§ WHAT TO DO:
Extract, exactly, the lines from the line containing "Rebuild this diagram" to the line containing "(h4) at (40,100)", with both lines included and any pictures left out.
※ ※ ※
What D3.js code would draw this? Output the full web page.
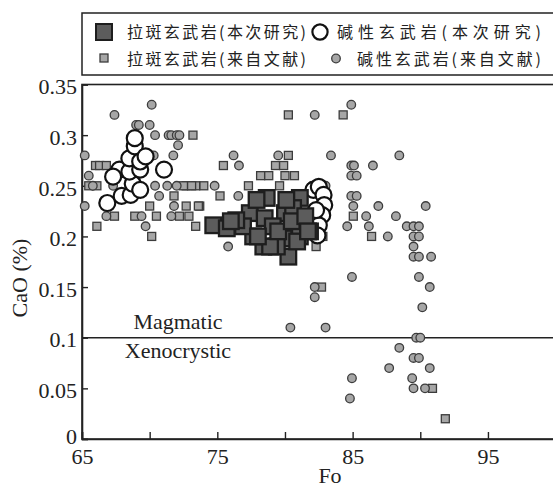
<!DOCTYPE html>
<html><head><meta charset="utf-8">
<script src="https://cdn.jsdelivr.net/npm/d3@7"></script>
<style>body{margin:0;background:#fff}svg{display:block}</style>
</head><body>
<script>
// ---------------- data ----------------
const xTicks = [65,70,75,80,85,90,95,100];
const xTickLabels = [65,75,85,95];
const yTicks = [0,0.05,0.1,0.15,0.2,0.25,0.3,0.35];
const yTickLabels = ["0","0.05","0.1","0.15","0.2","0.25","0.3","0.35"];
const legendLabels = ["拉斑玄武岩(本次研究)","碱性玄武岩(本次研究)","拉斑玄武岩(来自文献)","碱性玄武岩(来自文献)"];
const boundaryValue = 0.1;

// 拉斑玄武岩(来自文献) [Fo, CaO]
const tholeiiteLit = [
 [80.25,0.32],[84.3,0.32],[80.25,0.28],[75.45,0.27],[79.3,0.27],[79.9,0.27],
 [78.2,0.26],[78.8,0.26],[80.0,0.26],[80.7,0.26],[74.0,0.25],[77.3,0.25],[79.6,0.25],
 [75.2,0.24],[78.6,0.24],[80.7,0.24],[73.7,0.23],[85.05,0.22],[86.4,0.2],[82.3,0.19],[82.8,0.2],
 [82.7,0.15],[90.9,0.05],[91.85,0.02],[73.2,0.3],[66.0,0.27],[66.3,0.27],[66.8,0.27],
 [67.1,0.26],[65.5,0.25],[66.1,0.25],[72.7,0.25],[73.4,0.25],[72.5,0.25],[73.1,0.25],
 [71.8,0.24],[70.0,0.23],[72.7,0.23],[73.6,0.23],[67.4,0.22],[68.9,0.22],[70.5,0.22],
 [72.2,0.22],[72.9,0.22],[66.1,0.21],[73.4,0.21],[70.15,0.2]
];
// 碱性玄武岩(来自文献)
const alkaliLit = [
 [82.2,0.32],[84.9,0.33],[76.2,0.28],[79.5,0.28],[83.4,0.28],[88.45,0.28],
 [76.6,0.27],[84.9,0.27],[85.1,0.27],[86.5,0.27],[84.9,0.26],[85.3,0.26],
 [74.8,0.25],[82.0,0.25],[83.0,0.25],[84.9,0.24],[85.3,0.24],[76.55,0.24],
 [85.05,0.23],[86.9,0.23],[90.4,0.23],[86.0,0.22],[88.2,0.22],
 [84.6,0.21],[86.2,0.21],[89.0,0.21],[89.5,0.21],[89.9,0.21],
 [87.6,0.2],[89.5,0.2],[89.9,0.2],[89.5,0.19],[75.8,0.19],
 [89.5,0.18],[89.9,0.18],[90.8,0.18],[84.95,0.16],[89.9,0.16],
 [82.2,0.15],[90.7,0.15],[82.2,0.14],[90.15,0.13],[80.4,0.11],[83.0,0.11],
 [89.7,0.1],[90.0,0.1],[88.45,0.09],[89.5,0.08],[89.9,0.08],[87.7,0.07],[90.7,0.07],
 [84.95,0.06],[89.4,0.06],[89.5,0.05],[90.35,0.05],[84.8,0.04],
 [65.2,0.28],[67.4,0.32],[70.15,0.33],[69.0,0.31],[69.2,0.31],[70.0,0.31],
 [70.4,0.3],[71.4,0.3],[71.6,0.3],[72.0,0.3],[72.2,0.3],[72.1,0.29],[70.3,0.28],[71.75,0.28],
 [65.5,0.26],[65.8,0.25],[67.3,0.25],[70.4,0.25],[71.3,0.25],[72.0,0.25],[70.7,0.24],
 [65.2,0.23],[71.8,0.23],[66.8,0.22],[69.4,0.22],[71.6,0.22],[69.7,0.21]
];
// 碱性玄武岩(本次研究)
const alkaliThis = [
 [66.87,0.233],[67.93,0.24],[68.6,0.241],[68.75,0.252],[67.76,0.266],[68.5,0.264],
 [69.3,0.266],[68.5,0.277],[69.3,0.274],[68.9,0.289],[68.9,0.297],[69.7,0.279],
 [71.06,0.266],[67.3,0.259],[69.3,0.246],
 [82.1,0.246],[82.5,0.249],[82.85,0.241],[82.9,0.231],[82.75,0.221],[82.5,0.211],[82.4,0.201],[82.3,0.226]
];
// 拉斑玄武岩(本次研究)
const tholeiiteThis = [
 [74.7,0.211],[75.7,0.208],[77.4,0.223],[78.65,0.238],[81.1,0.238],[80.0,0.223],
 [78.5,0.218],[81.85,0.205],[79.9,0.198],[78.4,0.19],[80.25,0.18],[77.65,0.2],
 [76.9,0.21],[80.6,0.228],[77.9,0.236],[79.1,0.21],[81.1,0.2],[79.4,0.19],
 [80.1,0.236],[76.4,0.216],[78.9,0.19],[76.0,0.215],[79.5,0.205],[80.5,0.215],
 [81.5,0.22],[78.0,0.2],[80.9,0.195],[81.7,0.205]
];

// ---------------- chart ----------------
const W = 553, H = 488;
const svg = d3.select("body").append("svg").attr("width", W).attr("height", H);
const x = d3.scaleLinear().domain([65,100]).range([82, 555.6]);
const y = d3.scaleLinear().domain([0,0.35]).range([439, 84.5]);
const serif = "'Liberation Serif','Times New Roman',serif";
const cjk = "'Noto Sans CJK SC',sans-serif";
const ink = "#222";

// frame
svg.append("rect").attr("x", x(65)).attr("y", y(0.35))
  .attr("width", x(100)-x(65)).attr("height", y(0)-y(0.35))
  .attr("fill","none").attr("stroke", ink).attr("stroke-width", 1.6);

// boundary line
svg.append("line").attr("x1", x(65)).attr("x2", x(100))
  .attr("y1", y(boundaryValue)).attr("y2", y(boundaryValue))
  .attr("stroke", ink).attr("stroke-width", 1.4);
svg.append("text").attr("x", 178).attr("y", 329).attr("text-anchor","middle")
  .attr("font-family", serif).attr("font-size", 22).attr("fill","#222").text("Magmatic");
svg.append("text").attr("x", 178).attr("y", 358).attr("text-anchor","middle")
  .attr("font-family", serif).attr("font-size", 22).attr("fill","#222").text("Xenocrystic");

// axes
const xAxis = d3.axisBottom(x).tickValues(xTicks).tickSize(-7).tickPadding(9)
  .tickFormat(d => xTickLabels.includes(d) ? String(d) : "");
const gx = svg.append("g").attr("transform", `translate(0,${y(0)})`).call(xAxis);
const yAxis = d3.axisLeft(y).tickValues(yTicks).tickSize(-6).tickPadding(5)
  .tickFormat((d,i) => yTickLabels[i]);
const gy = svg.append("g").attr("transform", `translate(${x(65)},0)`).call(yAxis);
[gx, gy].forEach(g => {
  g.select(".domain").attr("stroke", ink).attr("stroke-width", 1.6);
  g.selectAll(".tick line").attr("stroke", ink).attr("stroke-width", 1.4);
  g.selectAll(".tick text").attr("font-family", serif).attr("font-size", 22).attr("fill", "#222");
});
gy.selectAll(".tick text").attr("dy", "0.42em");
gy.selectAll(".tick text").filter((d,i) => i === 0).attr("dy", "0.2em");

svg.append("text").attr("x", 330).attr("y", 483).attr("text-anchor","middle")
  .attr("font-family", serif).attr("font-size", 22).attr("fill","#222").text("Fo");
svg.append("text").attr("transform", `translate(27,278) rotate(-90)`)
  .attr("text-anchor","middle").attr("font-family", serif).attr("font-size", 22)
  .attr("fill","#222").text("CaO (%)");

// marks
const plot = svg.append("g");
const smallFill = "#a6a6a6", smallStroke = "#3c3c3c";
plot.selectAll(".tl").data(tholeiiteLit).join("rect").attr("class","tl")
  .attr("x", d => x(d[0]) - 4).attr("y", d => y(d[1]) - 4).attr("width", 8).attr("height", 8)
  .attr("fill", smallFill).attr("stroke", smallStroke).attr("stroke-width", 1.3);
plot.selectAll(".al").data(alkaliLit).join("circle").attr("class","al")
  .attr("cx", d => x(d[0])).attr("cy", d => y(d[1])).attr("r", 4.3)
  .attr("fill", smallFill).attr("stroke", smallStroke).attr("stroke-width", 1.3);
plot.selectAll(".at").data(alkaliThis).join("circle").attr("class","at")
  .attr("cx", d => x(d[0])).attr("cy", d => y(d[1])).attr("r", 8)
  .attr("fill", "#fff").attr("stroke", "#111").attr("stroke-width", 2.2);
plot.selectAll(".tt").data(tholeiiteThis).join("rect").attr("class","tt")
  .attr("x", d => x(d[0]) - 7.8).attr("y", d => y(d[1]) - 7.8).attr("width", 15.6).attr("height", 15.6)
  .attr("fill", "#5c5c5c").attr("stroke", "#1e1e1e").attr("stroke-width", 2.3);

// legend
const lg = svg.append("g");
lg.append("rect").attr("x", 82).attr("y", 13).attr("width", 490).attr("height", 62)
  .attr("fill", "#fff").attr("stroke", ink).attr("stroke-width", 1.5);
lg.append("rect").attr("x", 96).attr("y", 24).attr("width", 16).attr("height", 16)
  .attr("fill", "#5c5c5c").attr("stroke", "#1e1e1e").attr("stroke-width", 2);
lg.append("circle").attr("cx", 320).attr("cy", 32).attr("r", 7.6)
  .attr("fill", "#fff").attr("stroke", "#111").attr("stroke-width", 2.2);
lg.append("rect").attr("x", 100).attr("y", 54).attr("width", 8).attr("height", 8)
  .attr("fill", smallFill).attr("stroke", smallStroke).attr("stroke-width", 1.3);
lg.append("circle").attr("cx", 336).attr("cy", 58.5).attr("r", 4.3)
  .attr("fill", smallFill).attr("stroke", smallStroke).attr("stroke-width", 1.3);
const legendPos = [[127,32,179],[337,32,204],[127,59,179],[357,59,184]];
legendLabels.forEach((t,i) => {
  const p = legendPos[i];
  lg.append("text").attr("x", p[0]).attr("y", p[1]).attr("dy","0.36em")
    .attr("font-family", cjk).attr("font-size", 16).attr("fill","#222")
    .attr("textLength", p[2]).attr("lengthAdjust","spacing").text(t);
});
</script>
</body></html>
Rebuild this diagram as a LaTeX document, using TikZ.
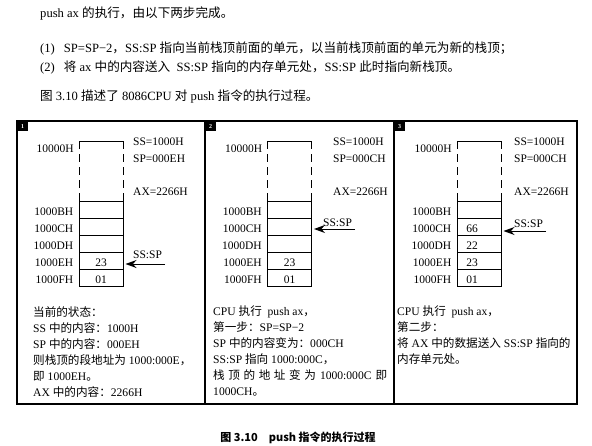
\documentclass[tikz,border=0pt]{standalone}
\usepackage{fontspec}
\setmainfont{Liberation Serif}
\newfontfamily\cjk{Noto Sans CJK SC}
\newcommand\zh[1]{{\cjk #1}}
\usetikzlibrary{arrows.meta,positioning}

\begin{document}
\begin{tikzpicture}[x=1pt,y=-1pt,
  every node/.style={inner sep=0pt},
  lead/.style={anchor=base west,font=\fontsize{12.6}{14}\selectfont},
  lbl/.style={font=\fontsize{11.5}{13}\selectfont},
  addr/.style={lbl,yshift=-2pt},
  reg/.style={lbl,anchor=base west},
  cell/.style={draw,line width=1pt,minimum width=44pt,minimum height=17pt},
  val/.style={lbl,yshift=-2pt},
  note/.style={anchor=north west,align=left,font=\fontsize{11.6}{16}\selectfont},
  tag/.style={fill=black,text=white,anchor=north west,minimum width=11pt,minimum height=10pt,font=\fontsize{6}{6}\selectfont\bfseries},
  ptr/.style={-{Stealth[length=11pt,width=8pt]},line width=1pt,shorten >=2pt}]
 \useasboundingbox (0,0) rectangle (592,445);

 % lead text
 \node[lead] (h1) at (40,17) {push ax \zh{的执行，由以下两步完成。}};
 \node[lead] (h2) at (40,52) {(1)\hspace{9pt}SP=SP−2\zh{，}SS:SP \zh{指向当前栈顶前面的单元，以当前栈顶前面的单元为新的栈顶；}};
 \node[lead] (h3) at (40,71) {(2)\hspace{9pt}\zh{将} ax \zh{中的内容送入}\ \ SS:SP \zh{指向的内存单元处，}SS:SP \zh{此时指向新栈顶。}};
 \node[lead] (h4) at (40,100) {\zh{图} 3.10 \zh{描述了} 8086CPU \zh{对} push \zh{指令的执行过程。}};

 % frame
 \draw[line width=1.2pt] (17,121) rectangle (577,404);
 \draw[line width=1.2pt] (205,121) -- (205,404);
 \draw[line width=1.2pt] (394,121) -- (394,404);
 \node[tag] (g1) at (17,121) {1};
 \node[tag] (g2) at (205,121) {2};
 \node[tag] (g3) at (394,121) {3};

 % stacks
 \foreach \p/\cx/\rx/\sp in {1/101/133/E,2/289.5/333/C,3/479/514/C} {
   \foreach \r [count=\i from 0] in {B,C,D,E,F} {
     \node[cell] (c\p\r) at (\cx,209.5+17*\i) {};
     \node[addr,left=5pt of c\p\r] (a\p\r) {1000\r H};
   }
   \draw[line width=1pt] (\cx-22,149) -- (\cx-22,141) -- (\cx+22,141) -- (\cx+22,149);
   \draw[line width=1pt,dash pattern=on 8pt off 5pt] (\cx-22,154) -- (\cx-22,201) (\cx+22,154) -- (\cx+22,201);
   \node[lbl,anchor=east] (t\p) at (\cx-27,149) {10000H};
   \node[reg] (ss\p) at (\rx,145) {SS=1000H};
   \node[reg] (sp\p) at (\rx,162) {SP=000\sp H};
   \node[reg] (ax\p) at (\rx,195) {AX=2266H};
 }

 % contents
 \node[val] (v1E) at (c1E) {23};
 \node[val] (v1F) at (c1F) {01};
 \node[val] (v2E) at (c2E) {23};
 \node[val] (v2F) at (c2F) {01};
 \foreach \r/\v in {C/66,D/22,E/23,F/01}
   \node[val,xshift=-7pt] (v3\r) at (c3\r) {\v};

 % stack pointers
 \node[reg] (q1) at (133,258) {SS:SP};
 \coordinate (o1) at (165,264);
 \draw[ptr] (o1) -- (o1 -| c1E.east);
 \node[reg] (q2) at (323,226) {SS:SP};
 \coordinate (o2) at (355,229);
 \draw[ptr] (o2) -- (o2 -| c2C.east);
 \node[reg] (q3) at (514,227) {SS:SP};
 \coordinate (o3) at (546,231);
 \draw[ptr] (o3) -- (o3 -| c3C.east);

 % notes
 \node[note] (n1) at (33,306) {\zh{当前的状态：}\\
   SS \zh{中的内容：}1000H\\
   SP \zh{中的内容：}000EH\\
   \zh{则栈顶的段地址为} 1000:000E\zh{，}\\
   \zh{即} 1000EH\zh{。}\\
   AX \zh{中的内容：}2266H};
 \node[note] (n2) at (213,306) {CPU \zh{执行}\ \ push ax\zh{，}\\
   \zh{第一步：}SP=SP−2\\
   SP \zh{中的内容变为：}000CH\\
   SS:SP \zh{指向} 1000:000C\zh{，}\\
   \makebox[174pt][s]{\zh{栈 顶 的 地 址 变 为} 1000:000C \zh{即}}\\
   1000CH\zh{。}};
 \node[note] (n3) at (397,306) {CPU \zh{执行}\ \ push ax\zh{，}\\
   \zh{第二步：}\\
   \zh{将} AX \zh{中的数据送入} SS:SP \zh{指向的}\\
   \zh{内存单元处。}};

 % caption
 \node[anchor=base] (cap) at (298,441) {\cjk\bfseries\fontsize{11}{13}\selectfont 图 3.10\quad push 指令的执行过程};
\end{tikzpicture}
\end{document}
※ ※ ※
§ FULL ANSWER:
Rebuild this diagram as a LaTeX document, using TikZ.
\documentclass[tikz,border=0pt]{standalone}
\usepackage{fontspec}
\setmainfont{Liberation Serif}
\newfontfamily\cjk{Noto Sans CJK SC}
\newcommand\zh[1]{{\cjk #1}}
\usetikzlibrary{arrows.meta,positioning}

\begin{document}
\begin{tikzpicture}[x=1pt,y=-1pt,
  every node/.style={inner sep=0pt},
  lead/.style={anchor=base west,font=\fontsize{12.6}{14}\selectfont},
  lbl/.style={font=\fontsize{11.5}{13}\selectfont},
  addr/.style={lbl,yshift=-2pt},
  reg/.style={lbl,anchor=base west},
  cell/.style={draw,line width=1pt,minimum width=44pt,minimum height=17pt},
  val/.style={lbl,yshift=-2pt},
  note/.style={anchor=north west,align=left,font=\fontsize{11.6}{16}\selectfont},
  tag/.style={fill=black,text=white,anchor=north west,minimum width=11pt,minimum height=10pt,font=\fontsize{6}{6}\selectfont\bfseries},
  ptr/.style={-{Stealth[length=11pt,width=8pt]},line width=1pt,shorten >=2pt}]
 \useasboundingbox (0,0) rectangle (592,445);

 % lead text
 \node[lead] (h1) at (40,17) {push ax \zh{的执行，由以下两步完成。}};
 \node[lead] (h2) at (40,52) {(1)\hspace{9pt}SP=SP−2\zh{，}SS:SP \zh{指向当前栈顶前面的单元，以当前栈顶前面的单元为新的栈顶；}};
 \node[lead] (h3) at (40,71) {(2)\hspace{9pt}\zh{将} ax \zh{中的内容送入}\ \ SS:SP \zh{指向的内存单元处，}SS:SP \zh{此时指向新栈顶。}};
 \node[lead] (h4) at (40,100) {\zh{图} 3.10 \zh{描述了} 8086CPU \zh{对} push \zh{指令的执行过程。}};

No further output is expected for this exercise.